▼

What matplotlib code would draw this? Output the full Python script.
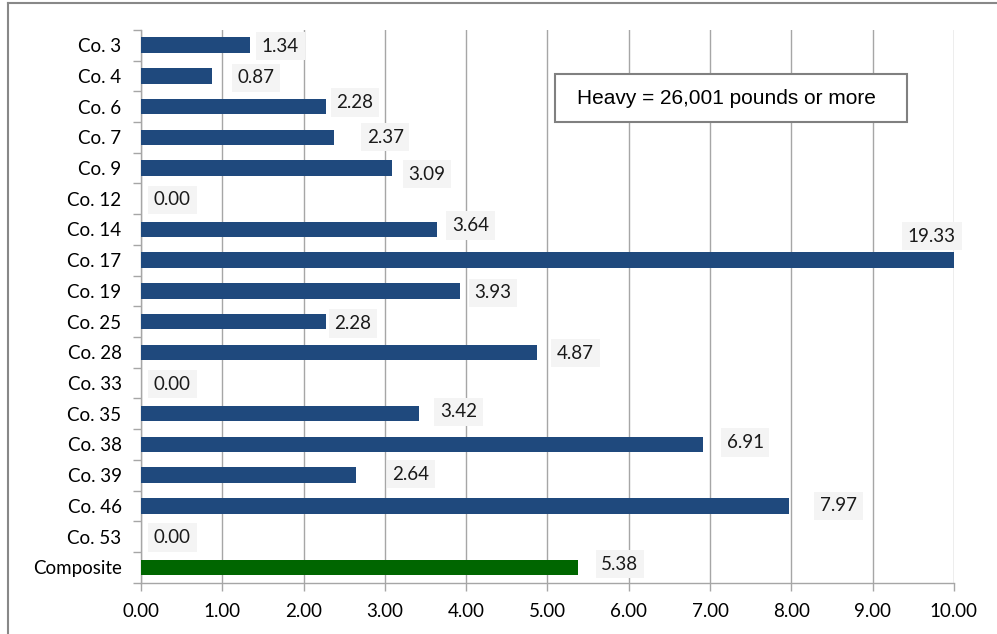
import numpy as np
import matplotlib.pyplot as plt
from matplotlib.patches import Rectangle
from matplotlib.lines import Line2D

# data
companies = ["Co. 3", "Co. 4", "Co. 6", "Co. 7", "Co. 9", "Co. 12", "Co. 14", "Co. 17",
             "Co. 19", "Co. 25", "Co. 28", "Co. 33", "Co. 35", "Co. 38", "Co. 39",
             "Co. 46", "Co. 53", "Composite"]
rates = [1.34, 0.87, 2.28, 2.37, 3.09, 0.00, 3.64, 19.33,
         3.93, 2.28, 4.87, 0.00, 3.42, 6.91, 2.64,
         7.97, 0.00, 5.38]
x_ticks = np.arange(0, 11, 1)
note = "Heavy = 26,001 pounds or more"

# label placement (pixel offsets from bar end, as in the manually placed excel labels)
label_dx = [12, 26, 10, 33, 16, 13, 15, -22, 14, 8, 20, 13, 21, 24, 37, 31, 13, 23]
label_dy = [-1, -2, 4, 0, -6, -1, 4, 24, -2, -2, -1, -1, 2, 2, 1, 0, -1, 3]

blue = "#1f497d"
green = "#006600"
grid_c = "#a6a6a6"

fig = plt.figure(figsize=(9.97, 6.34), dpi=100)
ax = fig.add_axes([0.1414, 0.081, 0.8154, 0.872])

y = np.arange(len(companies))
colors = [green if c == "Composite" else blue for c in companies]
ax.barh(y, np.minimum(rates, 10), height=0.5, color=colors, zorder=3)

ax.set_xlim(0, 10)
ax.set_ylim(len(companies) - 0.5, -0.5)

ax.set_xticks(x_ticks)
ax.set_xticklabels([f"{v:.2f}" for v in x_ticks], fontfamily="Lato", fontsize=13.5)
ax.set_yticks(y)
ax.set_yticklabels(companies, fontfamily="Lato", fontsize=13.5)
ax.set_yticks(np.arange(len(companies) + 1) - 0.5, minor=True)
ax.tick_params(axis="y", which="major", length=0, pad=14)
ax.tick_params(axis="y", which="minor", length=6, color=grid_c, width=1)
ax.tick_params(axis="x", which="major", length=6, color=grid_c, width=1, pad=9)

ax.grid(axis="x", color=grid_c, linewidth=1, zorder=0)
ax.set_axisbelow(True)
for s in ["top", "right"]:
    ax.spines[s].set_visible(False)
for s in ["left", "bottom"]:
    ax.spines[s].set_color(grid_c)
    ax.spines[s].set_linewidth(1)

for i, v in enumerate(rates):
    xv = min(v, 10)
    ax.annotate(f"{v:.2f}", xy=(xv, i), xytext=(label_dx[i], label_dy[i]),
                textcoords="offset pixels", ha="center" if v > 10 else "left",
                va="center", fontsize=13.5, fontfamily="Lato", color="#1a1a1a",
                bbox=dict(boxstyle="square,pad=0.3", facecolor="#f4f4f4", edgecolor="none"),
                zorder=4)

# note box
fig.patches.append(Rectangle((0.5567, 0.8076), 0.353, 0.0757, transform=fig.transFigure,
                             facecolor="white", edgecolor="#808080", linewidth=1.5, zorder=5))
fig.text(0.7285, 0.845, note, ha="center", va="center", fontsize=15,
         fontfamily="Liberation Sans", zorder=6)

# chart border
fig.lines.append(Line2D([0.008, 1.0], [0.996, 0.996], transform=fig.transFigure,
                        color="#888888", linewidth=1.5))
fig.lines.append(Line2D([0.008, 0.008], [0.0, 0.996], transform=fig.transFigure,
                        color="#888888", linewidth=1.5))

fig.savefig("out.png", dpi=100)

▲

▸ **Your objective**
Copy the listing exactly. Any image in it stays out of the copy.

▸ **Finished task**
What matplotlib code would draw this? Output the full Python script.
import numpy as np
import matplotlib.pyplot as plt
from matplotlib.patches import Rectangle
from matplotlib.lines import Line2D

# data
companies = ["Co. 3", "Co. 4", "Co. 6", "Co. 7", "Co. 9", "Co. 12", "Co. 14", "Co. 17",
             "Co. 19", "Co. 25", "Co. 28", "Co. 33", "Co. 35", "Co. 38", "Co. 39",
             "Co. 46", "Co. 53", "Composite"]
rates = [1.34, 0.87, 2.28, 2.37, 3.09, 0.00, 3.64, 19.33,
         3.93, 2.28, 4.87, 0.00, 3.42, 6.91, 2.64,
         7.97, 0.00, 5.38]
x_ticks = np.arange(0, 11, 1)
note = "Heavy = 26,001 pounds or more"

# label placement (pixel offsets from bar end, as in the manually placed excel labels)
label_dx = [12, 26, 10, 33, 16, 13, 15, -22, 14, 8, 20, 13, 21, 24, 37, 31, 13, 23]
label_dy = [-1, -2, 4, 0, -6, -1, 4, 24, -2, -2, -1, -1, 2, 2, 1, 0, -1, 3]

blue = "#1f497d"
green = "#006600"
grid_c = "#a6a6a6"

fig = plt.figure(figsize=(9.97, 6.34), dpi=100)
ax = fig.add_axes([0.1414, 0.081, 0.8154, 0.872])

y = np.arange(len(companies))
colors = [green if c == "Composite" else blue for c in companies]
ax.barh(y, np.minimum(rates, 10), height=0.5, color=colors, zorder=3)

ax.set_xlim(0, 10)
ax.set_ylim(len(companies) - 0.5, -0.5)

ax.set_xticks(x_ticks)
ax.set_xticklabels([f"{v:.2f}" for v in x_ticks], fontfamily="Lato", fontsize=13.5)
ax.set_yticks(y)
ax.set_yticklabels(companies, fontfamily="Lato", fontsize=13.5)
ax.set_yticks(np.arange(len(companies) + 1) - 0.5, minor=True)
ax.tick_params(axis="y", which="major", length=0, pad=14)
ax.tick_params(axis="y", which="minor", length=6, color=grid_c, width=1)
ax.tick_params(axis="x", which="major", length=6, color=grid_c, width=1, pad=9)

ax.grid(axis="x", color=grid_c, linewidth=1, zorder=0)
ax.set_axisbelow(True)
for s in ["top", "right"]:
    ax.spines[s].set_visible(False)
for s in ["left", "bottom"]:
    ax.spines[s].set_color(grid_c)
    ax.spines[s].set_linewidth(1)

for i, v in enumerate(rates):
    xv = min(v, 10)
    ax.annotate(f"{v:.2f}", xy=(xv, i), xytext=(label_dx[i], label_dy[i]),
                textcoords="offset pixels", ha="center" if v > 10 else "left",
                va="center", fontsize=13.5, fontfamily="Lato", color="#1a1a1a",
                bbox=dict(boxstyle="square,pad=0.3", facecolor="#f4f4f4", edgecolor="none"),
                zorder=4)

# note box
fig.patches.append(Rectangle((0.5567, 0.8076), 0.353, 0.0757, transform=fig.transFigure,
                             facecolor="white", edgecolor="#808080", linewidth=1.5, zorder=5))
fig.text(0.7285, 0.845, note, ha="center", va="center", fontsize=15,
         fontfamily="Liberation Sans", zorder=6)

# chart border
fig.lines.append(Line2D([0.008, 1.0], [0.996, 0.996], transform=fig.transFigure,
                        color="#888888", linewidth=1.5))
fig.lines.append(Line2D([0.008, 0.008], [0.0, 0.996], transform=fig.transFigure,
                        color="#888888", linewidth=1.5))

fig.savefig("out.png", dpi=100)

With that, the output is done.